## Exercise requirements:
Output nothing but the lines from the one with "Recreate this image" through the one with "91, 92, 93, 94, 95, 96, 97, 98, 99, 100];", including both. Leave the pictures out of the copy.

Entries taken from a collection
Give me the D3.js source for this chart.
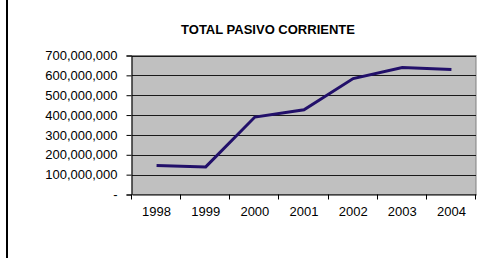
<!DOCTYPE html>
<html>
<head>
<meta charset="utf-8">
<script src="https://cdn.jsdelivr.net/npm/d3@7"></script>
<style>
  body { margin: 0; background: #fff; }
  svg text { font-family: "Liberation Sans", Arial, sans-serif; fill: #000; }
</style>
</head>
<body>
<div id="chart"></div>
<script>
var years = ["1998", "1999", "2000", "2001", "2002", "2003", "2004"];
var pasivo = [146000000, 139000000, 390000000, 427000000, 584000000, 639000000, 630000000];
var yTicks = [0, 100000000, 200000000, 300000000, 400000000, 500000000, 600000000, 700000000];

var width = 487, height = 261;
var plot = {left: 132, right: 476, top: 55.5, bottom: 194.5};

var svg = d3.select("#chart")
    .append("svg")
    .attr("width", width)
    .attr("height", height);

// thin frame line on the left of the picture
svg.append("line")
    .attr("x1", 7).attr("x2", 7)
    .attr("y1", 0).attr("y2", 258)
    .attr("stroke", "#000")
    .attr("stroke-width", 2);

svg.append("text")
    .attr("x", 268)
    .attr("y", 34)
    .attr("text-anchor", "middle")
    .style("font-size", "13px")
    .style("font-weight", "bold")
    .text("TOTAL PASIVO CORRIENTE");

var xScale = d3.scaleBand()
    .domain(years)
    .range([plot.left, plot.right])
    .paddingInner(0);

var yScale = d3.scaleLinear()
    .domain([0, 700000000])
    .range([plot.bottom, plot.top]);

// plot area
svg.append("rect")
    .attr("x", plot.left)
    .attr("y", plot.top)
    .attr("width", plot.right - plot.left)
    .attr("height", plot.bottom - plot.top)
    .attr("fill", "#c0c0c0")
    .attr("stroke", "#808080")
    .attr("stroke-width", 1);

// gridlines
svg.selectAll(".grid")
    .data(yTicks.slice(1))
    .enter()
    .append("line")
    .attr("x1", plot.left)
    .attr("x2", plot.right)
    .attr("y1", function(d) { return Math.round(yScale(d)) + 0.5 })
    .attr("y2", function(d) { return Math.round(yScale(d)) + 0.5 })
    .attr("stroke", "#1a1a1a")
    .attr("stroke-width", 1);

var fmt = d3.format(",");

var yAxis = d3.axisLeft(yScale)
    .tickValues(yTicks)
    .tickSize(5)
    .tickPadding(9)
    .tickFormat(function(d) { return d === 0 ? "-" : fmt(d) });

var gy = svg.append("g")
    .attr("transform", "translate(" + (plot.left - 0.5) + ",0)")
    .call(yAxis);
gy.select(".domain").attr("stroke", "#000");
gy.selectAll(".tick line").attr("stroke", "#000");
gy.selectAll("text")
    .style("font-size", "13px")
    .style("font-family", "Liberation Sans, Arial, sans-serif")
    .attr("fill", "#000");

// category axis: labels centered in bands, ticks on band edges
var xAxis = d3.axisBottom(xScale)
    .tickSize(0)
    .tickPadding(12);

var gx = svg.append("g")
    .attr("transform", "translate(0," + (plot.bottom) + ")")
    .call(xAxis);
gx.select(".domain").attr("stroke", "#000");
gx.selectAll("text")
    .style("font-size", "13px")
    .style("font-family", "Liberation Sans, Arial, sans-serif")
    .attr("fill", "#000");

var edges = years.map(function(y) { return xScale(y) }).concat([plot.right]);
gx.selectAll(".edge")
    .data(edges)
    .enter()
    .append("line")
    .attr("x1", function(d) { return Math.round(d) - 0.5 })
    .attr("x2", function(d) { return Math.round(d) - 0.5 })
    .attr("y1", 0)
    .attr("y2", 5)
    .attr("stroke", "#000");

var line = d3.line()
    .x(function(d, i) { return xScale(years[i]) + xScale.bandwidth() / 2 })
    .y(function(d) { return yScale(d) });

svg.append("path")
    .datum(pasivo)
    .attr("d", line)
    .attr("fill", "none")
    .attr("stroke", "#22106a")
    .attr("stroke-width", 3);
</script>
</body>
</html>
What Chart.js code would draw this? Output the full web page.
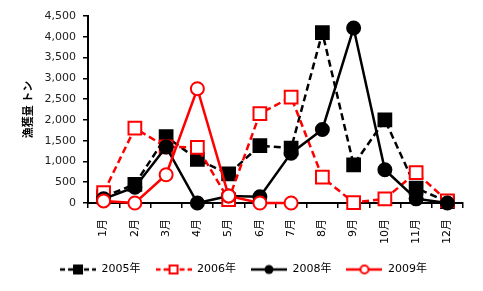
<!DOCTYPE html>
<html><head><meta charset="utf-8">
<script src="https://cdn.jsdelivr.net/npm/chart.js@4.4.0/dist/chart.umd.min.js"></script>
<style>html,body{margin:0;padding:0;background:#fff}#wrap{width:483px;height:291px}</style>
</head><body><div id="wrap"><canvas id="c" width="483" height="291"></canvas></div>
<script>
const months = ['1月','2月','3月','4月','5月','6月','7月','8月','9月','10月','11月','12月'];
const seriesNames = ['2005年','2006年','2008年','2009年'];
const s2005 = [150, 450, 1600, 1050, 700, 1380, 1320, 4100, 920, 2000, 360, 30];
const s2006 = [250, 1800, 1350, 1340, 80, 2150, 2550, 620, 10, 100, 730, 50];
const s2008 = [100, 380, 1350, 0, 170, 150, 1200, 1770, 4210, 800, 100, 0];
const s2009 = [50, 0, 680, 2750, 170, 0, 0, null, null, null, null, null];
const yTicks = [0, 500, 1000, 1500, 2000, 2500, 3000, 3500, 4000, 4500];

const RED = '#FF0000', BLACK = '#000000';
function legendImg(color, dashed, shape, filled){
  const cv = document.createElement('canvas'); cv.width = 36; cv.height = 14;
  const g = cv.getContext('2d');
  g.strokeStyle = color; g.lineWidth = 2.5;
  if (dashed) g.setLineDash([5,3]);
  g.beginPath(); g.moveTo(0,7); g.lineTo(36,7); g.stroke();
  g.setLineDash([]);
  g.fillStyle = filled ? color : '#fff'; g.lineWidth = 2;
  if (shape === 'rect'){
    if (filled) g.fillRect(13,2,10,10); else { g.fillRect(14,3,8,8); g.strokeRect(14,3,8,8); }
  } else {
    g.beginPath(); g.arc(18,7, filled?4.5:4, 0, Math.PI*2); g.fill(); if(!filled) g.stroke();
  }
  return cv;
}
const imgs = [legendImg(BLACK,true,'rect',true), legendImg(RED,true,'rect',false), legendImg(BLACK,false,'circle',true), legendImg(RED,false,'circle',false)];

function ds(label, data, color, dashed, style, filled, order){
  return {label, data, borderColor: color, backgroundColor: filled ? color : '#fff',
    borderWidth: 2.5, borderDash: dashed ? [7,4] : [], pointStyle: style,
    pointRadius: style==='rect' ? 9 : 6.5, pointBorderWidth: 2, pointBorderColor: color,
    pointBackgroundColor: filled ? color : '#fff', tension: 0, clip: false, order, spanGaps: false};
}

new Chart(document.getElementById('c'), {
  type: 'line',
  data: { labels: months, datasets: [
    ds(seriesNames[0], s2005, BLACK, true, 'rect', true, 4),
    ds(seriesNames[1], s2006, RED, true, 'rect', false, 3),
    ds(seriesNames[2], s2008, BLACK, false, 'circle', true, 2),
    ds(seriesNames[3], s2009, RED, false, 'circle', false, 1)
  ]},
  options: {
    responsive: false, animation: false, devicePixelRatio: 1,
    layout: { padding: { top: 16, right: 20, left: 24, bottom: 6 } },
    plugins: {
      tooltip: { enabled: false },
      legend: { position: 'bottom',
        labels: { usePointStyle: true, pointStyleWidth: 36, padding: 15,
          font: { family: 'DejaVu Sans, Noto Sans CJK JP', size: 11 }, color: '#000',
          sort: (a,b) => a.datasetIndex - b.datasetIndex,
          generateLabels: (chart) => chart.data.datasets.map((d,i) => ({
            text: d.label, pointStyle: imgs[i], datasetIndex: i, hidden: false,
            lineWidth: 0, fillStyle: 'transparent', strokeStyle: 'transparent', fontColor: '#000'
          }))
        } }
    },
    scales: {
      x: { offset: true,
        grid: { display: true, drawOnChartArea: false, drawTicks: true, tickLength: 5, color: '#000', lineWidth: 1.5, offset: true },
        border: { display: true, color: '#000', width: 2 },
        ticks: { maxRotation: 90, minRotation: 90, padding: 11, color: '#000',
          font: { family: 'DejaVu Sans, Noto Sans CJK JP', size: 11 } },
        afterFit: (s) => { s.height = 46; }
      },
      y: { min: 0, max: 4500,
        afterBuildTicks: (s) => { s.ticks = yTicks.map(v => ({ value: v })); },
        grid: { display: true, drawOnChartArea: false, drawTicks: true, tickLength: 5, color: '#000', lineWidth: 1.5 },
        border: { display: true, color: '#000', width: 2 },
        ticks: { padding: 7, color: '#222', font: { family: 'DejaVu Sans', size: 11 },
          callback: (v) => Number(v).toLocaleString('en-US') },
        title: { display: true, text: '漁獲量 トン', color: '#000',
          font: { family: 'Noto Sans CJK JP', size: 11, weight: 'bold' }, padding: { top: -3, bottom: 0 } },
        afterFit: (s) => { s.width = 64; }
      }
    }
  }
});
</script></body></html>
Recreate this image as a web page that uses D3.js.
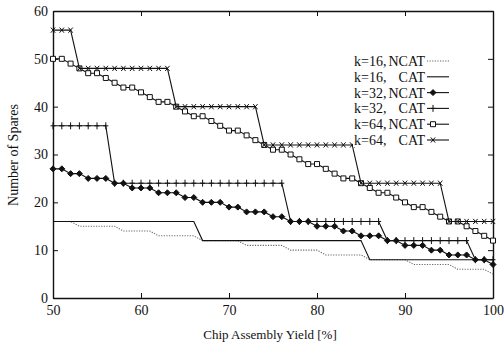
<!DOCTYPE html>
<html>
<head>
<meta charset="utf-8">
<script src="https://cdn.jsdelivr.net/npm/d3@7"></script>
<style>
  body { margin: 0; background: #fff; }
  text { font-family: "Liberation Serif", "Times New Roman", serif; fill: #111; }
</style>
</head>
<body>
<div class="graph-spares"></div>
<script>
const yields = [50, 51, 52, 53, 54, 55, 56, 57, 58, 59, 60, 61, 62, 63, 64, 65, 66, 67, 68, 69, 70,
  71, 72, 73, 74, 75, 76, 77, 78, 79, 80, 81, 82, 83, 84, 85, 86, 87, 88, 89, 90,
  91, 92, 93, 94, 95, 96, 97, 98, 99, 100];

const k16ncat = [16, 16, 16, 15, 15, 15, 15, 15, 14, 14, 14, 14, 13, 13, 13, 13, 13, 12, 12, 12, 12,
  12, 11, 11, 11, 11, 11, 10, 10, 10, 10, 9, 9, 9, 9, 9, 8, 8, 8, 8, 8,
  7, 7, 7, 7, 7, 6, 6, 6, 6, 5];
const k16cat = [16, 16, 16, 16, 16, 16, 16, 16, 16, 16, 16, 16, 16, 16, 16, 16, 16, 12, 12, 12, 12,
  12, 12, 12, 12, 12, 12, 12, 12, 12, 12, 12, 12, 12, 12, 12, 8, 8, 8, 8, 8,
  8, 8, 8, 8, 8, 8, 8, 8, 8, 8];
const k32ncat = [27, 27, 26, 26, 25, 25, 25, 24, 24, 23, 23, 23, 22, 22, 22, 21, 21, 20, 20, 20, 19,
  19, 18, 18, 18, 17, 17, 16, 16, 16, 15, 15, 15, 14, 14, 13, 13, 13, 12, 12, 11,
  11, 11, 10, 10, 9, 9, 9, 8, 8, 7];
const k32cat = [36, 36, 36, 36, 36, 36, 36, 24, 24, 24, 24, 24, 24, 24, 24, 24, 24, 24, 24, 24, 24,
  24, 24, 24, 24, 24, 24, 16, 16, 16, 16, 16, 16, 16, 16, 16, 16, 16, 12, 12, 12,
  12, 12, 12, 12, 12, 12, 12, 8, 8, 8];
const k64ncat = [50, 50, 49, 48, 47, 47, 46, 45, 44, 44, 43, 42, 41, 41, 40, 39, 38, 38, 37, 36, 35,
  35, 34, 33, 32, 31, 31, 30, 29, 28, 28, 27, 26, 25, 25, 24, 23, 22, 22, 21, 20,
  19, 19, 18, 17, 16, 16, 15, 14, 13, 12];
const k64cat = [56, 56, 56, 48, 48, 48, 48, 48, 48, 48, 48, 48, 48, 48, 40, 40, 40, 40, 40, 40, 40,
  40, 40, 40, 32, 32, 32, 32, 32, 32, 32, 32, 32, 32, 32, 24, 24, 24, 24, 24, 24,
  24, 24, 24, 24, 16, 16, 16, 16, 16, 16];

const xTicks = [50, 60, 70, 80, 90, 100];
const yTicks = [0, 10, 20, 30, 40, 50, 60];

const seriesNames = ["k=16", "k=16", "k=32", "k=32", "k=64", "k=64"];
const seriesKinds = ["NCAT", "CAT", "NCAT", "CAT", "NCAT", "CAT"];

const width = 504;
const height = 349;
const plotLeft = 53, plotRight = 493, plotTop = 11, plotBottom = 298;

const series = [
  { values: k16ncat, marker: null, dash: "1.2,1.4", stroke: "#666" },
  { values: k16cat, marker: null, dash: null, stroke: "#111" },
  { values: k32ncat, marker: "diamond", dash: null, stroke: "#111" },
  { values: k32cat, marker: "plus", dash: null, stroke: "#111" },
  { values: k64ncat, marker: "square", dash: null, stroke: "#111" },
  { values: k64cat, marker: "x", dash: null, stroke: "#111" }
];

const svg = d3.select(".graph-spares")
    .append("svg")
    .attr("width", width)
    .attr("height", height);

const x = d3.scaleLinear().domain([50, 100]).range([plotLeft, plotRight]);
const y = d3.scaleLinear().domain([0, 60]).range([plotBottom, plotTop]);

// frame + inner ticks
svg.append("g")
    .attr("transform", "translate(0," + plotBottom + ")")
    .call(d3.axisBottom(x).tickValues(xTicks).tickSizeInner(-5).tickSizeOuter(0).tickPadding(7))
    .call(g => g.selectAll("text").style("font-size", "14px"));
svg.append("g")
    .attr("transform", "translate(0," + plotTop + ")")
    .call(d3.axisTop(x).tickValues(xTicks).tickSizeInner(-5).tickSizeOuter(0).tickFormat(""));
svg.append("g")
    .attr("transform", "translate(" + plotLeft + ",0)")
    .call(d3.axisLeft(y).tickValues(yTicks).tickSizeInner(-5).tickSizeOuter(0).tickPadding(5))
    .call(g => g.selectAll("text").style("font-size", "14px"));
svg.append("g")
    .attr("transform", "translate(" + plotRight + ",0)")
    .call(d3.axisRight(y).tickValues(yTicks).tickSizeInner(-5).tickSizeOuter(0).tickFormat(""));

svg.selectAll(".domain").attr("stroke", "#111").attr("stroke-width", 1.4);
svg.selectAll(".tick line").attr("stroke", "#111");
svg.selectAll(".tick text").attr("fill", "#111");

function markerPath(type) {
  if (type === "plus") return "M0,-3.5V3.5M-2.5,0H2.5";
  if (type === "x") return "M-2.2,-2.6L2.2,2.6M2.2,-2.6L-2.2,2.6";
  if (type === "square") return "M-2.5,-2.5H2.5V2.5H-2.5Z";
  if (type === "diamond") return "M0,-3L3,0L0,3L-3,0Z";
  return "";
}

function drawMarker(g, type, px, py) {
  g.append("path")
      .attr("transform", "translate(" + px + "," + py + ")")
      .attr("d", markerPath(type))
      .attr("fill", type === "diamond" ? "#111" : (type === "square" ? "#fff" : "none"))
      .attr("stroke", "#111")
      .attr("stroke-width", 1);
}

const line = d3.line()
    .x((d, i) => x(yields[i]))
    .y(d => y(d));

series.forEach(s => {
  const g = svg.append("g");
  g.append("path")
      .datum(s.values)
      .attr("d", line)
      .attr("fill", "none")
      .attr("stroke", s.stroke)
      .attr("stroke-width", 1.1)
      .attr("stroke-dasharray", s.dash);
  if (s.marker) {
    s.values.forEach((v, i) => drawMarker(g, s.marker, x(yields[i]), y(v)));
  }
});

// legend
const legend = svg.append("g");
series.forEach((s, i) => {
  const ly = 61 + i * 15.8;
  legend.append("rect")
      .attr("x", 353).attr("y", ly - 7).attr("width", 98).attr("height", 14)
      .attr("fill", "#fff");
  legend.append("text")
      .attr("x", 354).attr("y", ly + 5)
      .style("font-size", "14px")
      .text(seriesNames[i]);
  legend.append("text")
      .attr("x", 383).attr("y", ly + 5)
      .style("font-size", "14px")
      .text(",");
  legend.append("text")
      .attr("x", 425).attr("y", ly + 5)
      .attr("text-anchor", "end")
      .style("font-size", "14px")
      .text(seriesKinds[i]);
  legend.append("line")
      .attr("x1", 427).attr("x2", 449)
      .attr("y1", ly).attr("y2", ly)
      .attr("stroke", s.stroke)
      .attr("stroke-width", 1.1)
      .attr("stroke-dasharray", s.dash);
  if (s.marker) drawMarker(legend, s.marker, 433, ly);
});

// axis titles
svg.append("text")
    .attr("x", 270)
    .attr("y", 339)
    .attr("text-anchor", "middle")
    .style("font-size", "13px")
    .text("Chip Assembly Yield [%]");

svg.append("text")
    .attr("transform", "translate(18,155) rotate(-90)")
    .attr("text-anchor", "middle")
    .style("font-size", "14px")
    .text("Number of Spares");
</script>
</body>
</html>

## Response to this task:
Recreate this image as a web page that uses D3.js.
<!DOCTYPE html>
<html>
<head>
<meta charset="utf-8">
<script src="https://cdn.jsdelivr.net/npm/d3@7"></script>
<style>
  body { margin: 0; background: #fff; }
  text { font-family: "Liberation Serif", "Times New Roman", serif; fill: #111; }
</style>
</head>
<body>
<div class="graph-spares"></div>
<script>
const yields = [50, 51, 52, 53, 54, 55, 56, 57, 58, 59, 60, 61, 62, 63, 64, 65, 66, 67, 68, 69, 70,
  71, 72, 73, 74, 75, 76, 77, 78, 79, 80, 81, 82, 83, 84, 85, 86, 87, 88, 89, 90,
  91, 92, 93, 94, 95, 96, 97, 98, 99, 100];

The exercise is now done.